• _Information supplied_:
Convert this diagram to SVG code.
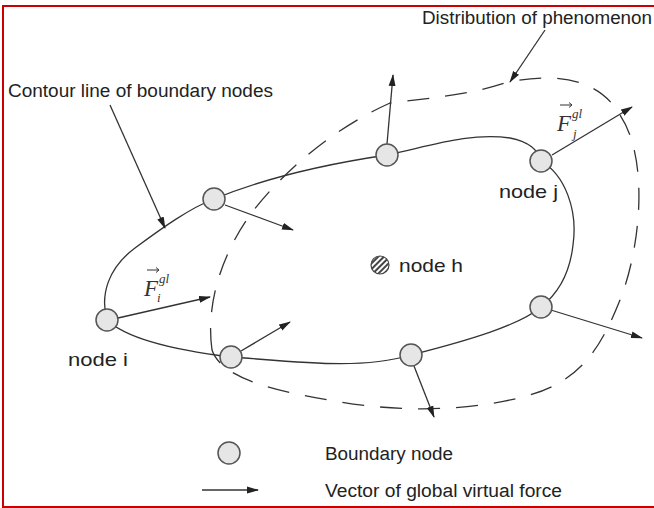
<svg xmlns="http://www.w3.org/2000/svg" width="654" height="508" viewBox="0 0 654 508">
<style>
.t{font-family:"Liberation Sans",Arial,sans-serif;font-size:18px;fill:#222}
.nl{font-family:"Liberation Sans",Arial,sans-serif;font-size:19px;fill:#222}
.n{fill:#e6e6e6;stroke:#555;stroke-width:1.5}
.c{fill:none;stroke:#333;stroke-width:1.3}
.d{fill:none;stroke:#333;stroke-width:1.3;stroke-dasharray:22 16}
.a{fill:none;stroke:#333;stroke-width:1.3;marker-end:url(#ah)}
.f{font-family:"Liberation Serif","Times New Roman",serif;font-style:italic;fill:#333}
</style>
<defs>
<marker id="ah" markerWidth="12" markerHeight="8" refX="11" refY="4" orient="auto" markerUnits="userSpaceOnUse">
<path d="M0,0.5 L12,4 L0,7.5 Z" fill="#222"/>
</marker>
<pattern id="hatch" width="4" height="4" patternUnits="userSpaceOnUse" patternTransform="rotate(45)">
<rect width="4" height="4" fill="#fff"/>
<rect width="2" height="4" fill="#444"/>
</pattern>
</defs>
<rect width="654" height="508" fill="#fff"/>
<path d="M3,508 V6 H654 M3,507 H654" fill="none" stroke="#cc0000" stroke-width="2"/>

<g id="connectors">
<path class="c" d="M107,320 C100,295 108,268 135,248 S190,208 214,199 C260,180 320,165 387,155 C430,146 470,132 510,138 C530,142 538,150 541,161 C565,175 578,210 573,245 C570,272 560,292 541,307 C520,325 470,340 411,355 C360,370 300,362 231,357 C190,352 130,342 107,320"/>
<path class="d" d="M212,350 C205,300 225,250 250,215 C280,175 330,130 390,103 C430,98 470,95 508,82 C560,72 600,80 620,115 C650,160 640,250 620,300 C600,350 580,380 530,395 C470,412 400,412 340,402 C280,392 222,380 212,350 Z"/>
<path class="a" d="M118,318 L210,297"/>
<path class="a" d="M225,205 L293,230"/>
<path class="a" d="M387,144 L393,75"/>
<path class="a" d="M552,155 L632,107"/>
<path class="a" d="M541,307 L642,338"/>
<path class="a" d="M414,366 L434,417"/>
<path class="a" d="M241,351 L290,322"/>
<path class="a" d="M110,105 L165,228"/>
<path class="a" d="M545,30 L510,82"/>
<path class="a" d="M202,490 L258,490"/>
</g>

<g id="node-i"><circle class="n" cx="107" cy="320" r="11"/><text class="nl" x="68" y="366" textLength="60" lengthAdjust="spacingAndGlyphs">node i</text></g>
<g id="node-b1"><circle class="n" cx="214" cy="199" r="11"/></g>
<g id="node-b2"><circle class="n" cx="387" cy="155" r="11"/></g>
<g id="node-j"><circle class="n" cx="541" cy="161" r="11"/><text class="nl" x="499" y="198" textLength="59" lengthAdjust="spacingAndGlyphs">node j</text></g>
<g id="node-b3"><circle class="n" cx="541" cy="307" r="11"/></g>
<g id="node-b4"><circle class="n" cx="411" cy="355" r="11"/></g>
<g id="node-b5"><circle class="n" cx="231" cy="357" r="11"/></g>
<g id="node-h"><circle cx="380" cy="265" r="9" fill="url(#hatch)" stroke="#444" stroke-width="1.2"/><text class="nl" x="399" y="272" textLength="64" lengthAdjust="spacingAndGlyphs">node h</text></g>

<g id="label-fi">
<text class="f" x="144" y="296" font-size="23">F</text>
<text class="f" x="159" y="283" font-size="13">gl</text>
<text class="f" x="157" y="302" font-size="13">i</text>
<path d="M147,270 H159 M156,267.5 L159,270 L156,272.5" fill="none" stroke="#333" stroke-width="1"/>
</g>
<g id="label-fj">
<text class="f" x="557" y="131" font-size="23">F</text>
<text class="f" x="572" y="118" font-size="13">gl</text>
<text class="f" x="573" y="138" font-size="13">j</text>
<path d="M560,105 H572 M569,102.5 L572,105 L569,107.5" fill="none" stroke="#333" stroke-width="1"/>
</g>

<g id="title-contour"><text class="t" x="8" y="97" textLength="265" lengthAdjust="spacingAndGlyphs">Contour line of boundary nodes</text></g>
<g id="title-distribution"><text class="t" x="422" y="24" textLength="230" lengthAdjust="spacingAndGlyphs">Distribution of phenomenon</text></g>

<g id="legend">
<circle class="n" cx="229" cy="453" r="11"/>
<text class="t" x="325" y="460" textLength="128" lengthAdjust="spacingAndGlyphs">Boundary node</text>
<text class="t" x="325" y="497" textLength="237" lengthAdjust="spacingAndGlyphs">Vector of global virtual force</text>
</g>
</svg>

• _Aim_: Copy out the data above exactly, except the pictures.

• _Answer to the task_:
Convert this diagram to SVG code.
<svg xmlns="http://www.w3.org/2000/svg" width="654" height="508" viewBox="0 0 654 508">
<style>
.t{font-family:"Liberation Sans",Arial,sans-serif;font-size:18px;fill:#222}
.nl{font-family:"Liberation Sans",Arial,sans-serif;font-size:19px;fill:#222}
.n{fill:#e6e6e6;stroke:#555;stroke-width:1.5}
.c{fill:none;stroke:#333;stroke-width:1.3}
.d{fill:none;stroke:#333;stroke-width:1.3;stroke-dasharray:22 16}
.a{fill:none;stroke:#333;stroke-width:1.3;marker-end:url(#ah)}
.f{font-family:"Liberation Serif","Times New Roman",serif;font-style:italic;fill:#333}
</style>
<defs>
<marker id="ah" markerWidth="12" markerHeight="8" refX="11" refY="4" orient="auto" markerUnits="userSpaceOnUse">
<path d="M0,0.5 L12,4 L0,7.5 Z" fill="#222"/>
</marker>
<pattern id="hatch" width="4" height="4" patternUnits="userSpaceOnUse" patternTransform="rotate(45)">
<rect width="4" height="4" fill="#fff"/>
<rect width="2" height="4" fill="#444"/>
</pattern>
</defs>
<rect width="654" height="508" fill="#fff"/>
<path d="M3,508 V6 H654 M3,507 H654" fill="none" stroke="#cc0000" stroke-width="2"/>

<g id="connectors">
<path class="c" d="M107,320 C100,295 108,268 135,248 S190,208 214,199 C260,180 320,165 387,155 C430,146 470,132 510,138 C530,142 538,150 541,161 C565,175 578,210 573,245 C570,272 560,292 541,307 C520,325 470,340 411,355 C360,370 300,362 231,357 C190,352 130,342 107,320"/>
<path class="d" d="M212,350 C205,300 225,250 250,215 C280,175 330,130 390,103 C430,98 470,95 508,82 C560,72 600,80 620,115 C650,160 640,250 620,300 C600,350 580,380 530,395 C470,412 400,412 340,402 C280,392 222,380 212,350 Z"/>
<path class="a" d="M118,318 L210,297"/>
<path class="a" d="M225,205 L293,230"/>
<path class="a" d="M387,144 L393,75"/>
<path class="a" d="M552,155 L632,107"/>
<path class="a" d="M541,307 L642,338"/>
<path class="a" d="M414,366 L434,417"/>
<path class="a" d="M241,351 L290,322"/>
<path class="a" d="M110,105 L165,228"/>
<path class="a" d="M545,30 L510,82"/>
<path class="a" d="M202,490 L258,490"/>
</g>

<g id="node-i"><circle class="n" cx="107" cy="320" r="11"/><text class="nl" x="68" y="366" textLength="60" lengthAdjust="spacingAndGlyphs">node i</text></g>
<g id="node-b1"><circle class="n" cx="214" cy="199" r="11"/></g>
<g id="node-b2"><circle class="n" cx="387" cy="155" r="11"/></g>
<g id="node-j"><circle class="n" cx="541" cy="161" r="11"/><text class="nl" x="499" y="198" textLength="59" lengthAdjust="spacingAndGlyphs">node j</text></g>
<g id="node-b3"><circle class="n" cx="541" cy="307" r="11"/></g>
<g id="node-b4"><circle class="n" cx="411" cy="355" r="11"/></g>
<g id="node-b5"><circle class="n" cx="231" cy="357" r="11"/></g>
<g id="node-h"><circle cx="380" cy="265" r="9" fill="url(#hatch)" stroke="#444" stroke-width="1.2"/><text class="nl" x="399" y="272" textLength="64" lengthAdjust="spacingAndGlyphs">node h</text></g>

<g id="label-fi">
<text class="f" x="144" y="296" font-size="23">F</text>
<text class="f" x="159" y="283" font-size="13">gl</text>
<text class="f" x="157" y="302" font-size="13">i</text>
<path d="M147,270 H159 M156,267.5 L159,270 L156,272.5" fill="none" stroke="#333" stroke-width="1"/>
</g>
<g id="label-fj">
<text class="f" x="557" y="131" font-size="23">F</text>
<text class="f" x="572" y="118" font-size="13">gl</text>
<text class="f" x="573" y="138" font-size="13">j</text>
<path d="M560,105 H572 M569,102.5 L572,105 L569,107.5" fill="none" stroke="#333" stroke-width="1"/>
</g>

<g id="title-contour"><text class="t" x="8" y="97" textLength="265" lengthAdjust="spacingAndGlyphs">Contour line of boundary nodes</text></g>
<g id="title-distribution"><text class="t" x="422" y="24" textLength="230" lengthAdjust="spacingAndGlyphs">Distribution of phenomenon</text></g>

<g id="legend">
<circle class="n" cx="229" cy="453" r="11"/>
<text class="t" x="325" y="460" textLength="128" lengthAdjust="spacingAndGlyphs">Boundary node</text>
<text class="t" x="325" y="497" textLength="237" lengthAdjust="spacingAndGlyphs">Vector of global virtual force</text>
</g>
</svg>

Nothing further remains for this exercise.